**Exercise requirements:** Give the number of lines that include the word "matplotlib", and nothing else.

**Collected material:**
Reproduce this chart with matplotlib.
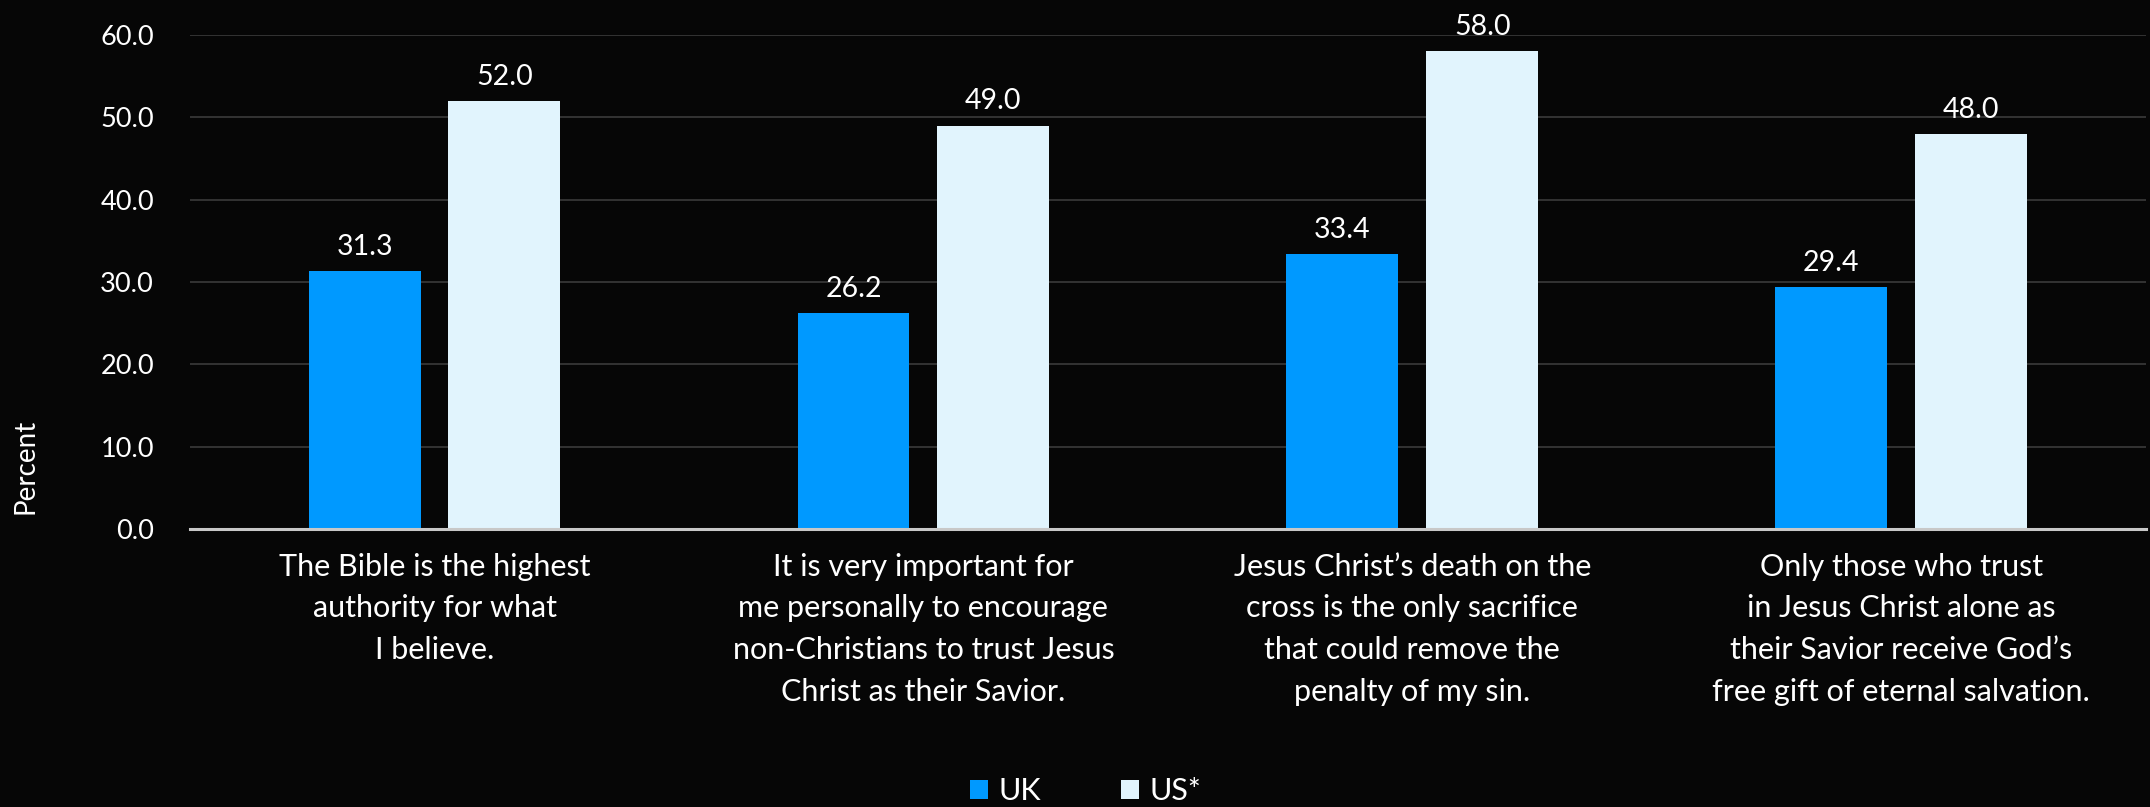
import numpy as np
import matplotlib.pyplot as plt

# Datos del gráfico
categories = [
    "The Bible is the highest\nauthority for what\nI believe.",
    "It is very important for\nme personally to encourage\nnon-Christians to trust Jesus\nChrist as their Savior.",
    "Jesus Christ\u2019s death on the\ncross is the only sacrifice\nthat could remove the\npenalty of my sin.",
    "Only those who trust\nin Jesus Christ alone as\ntheir Savior receive God\u2019s\nfree gift of eternal salvation.",
]
uk_values = [31.3, 26.2, 33.4, 29.4]
us_values = [52.0, 49.0, 58.0, 48.0]
series_names = ["UK", "US*"]
y_ticks = [0, 10, 20, 30, 40, 50, 60]

plt.rcParams['font.family'] = ['Lato', 'DejaVu Sans']
bg = '#060606'

fig = plt.figure(figsize=(21.5, 8.07), dpi=100, facecolor=bg)
ax = fig.add_axes([0.0884, 0.3445, 0.9096, 0.6121], facecolor=bg)

x = np.arange(len(categories))
w = 0.229
off = 0.143
b1 = ax.bar(x - off, uk_values, w, color='#0099FF', label=series_names[0], zorder=3)
b2 = ax.bar(x + off, us_values, w, color='#E1F4FD', label=series_names[1], zorder=3)

for bars in (b1, b2):
    ax.bar_label(bars, fmt='%.1f', padding=8, color='white', fontsize=20.5)

ax.set_xlim(-0.5, len(categories) - 0.5)
ax.set_ylim(0, 60)
ax.set_yticks(y_ticks)
ax.set_yticklabels([f"{v:.1f}" for v in y_ticks], color='white', fontsize=19.5)
ax.set_xticks(x)
ax.set_xticklabels(categories, color='white', fontsize=22, linespacing=1.6)
ax.tick_params(axis='both', length=0)
ax.tick_params(axis='x', pad=17)
ax.tick_params(axis='y', pad=26)

ax.yaxis.grid(True, color='#3a3a3a', linewidth=1.2, zorder=0)
for s in ['top', 'right', 'left']:
    ax.spines[s].set_visible(False)
ax.spines['bottom'].set_color('#c8c8c8')
ax.spines['bottom'].set_linewidth(2.2)
ax.spines['bottom'].set_zorder(4)

fig.text(0.006, 0.4226, "Percent", rotation=90, color='white',
         fontsize=20, va='center', ha='left')

leg = fig.legend(loc='lower center', bbox_to_anchor=(0.505, -0.032), ncol=2,
                 frameon=False, fontsize=22, labelcolor='white',
                 handlelength=0.6, handleheight=0.6, handletextpad=0.35,
                 columnspacing=2.6)

fig.savefig('out.png', dpi=100, facecolor=bg)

**Written reply:** 2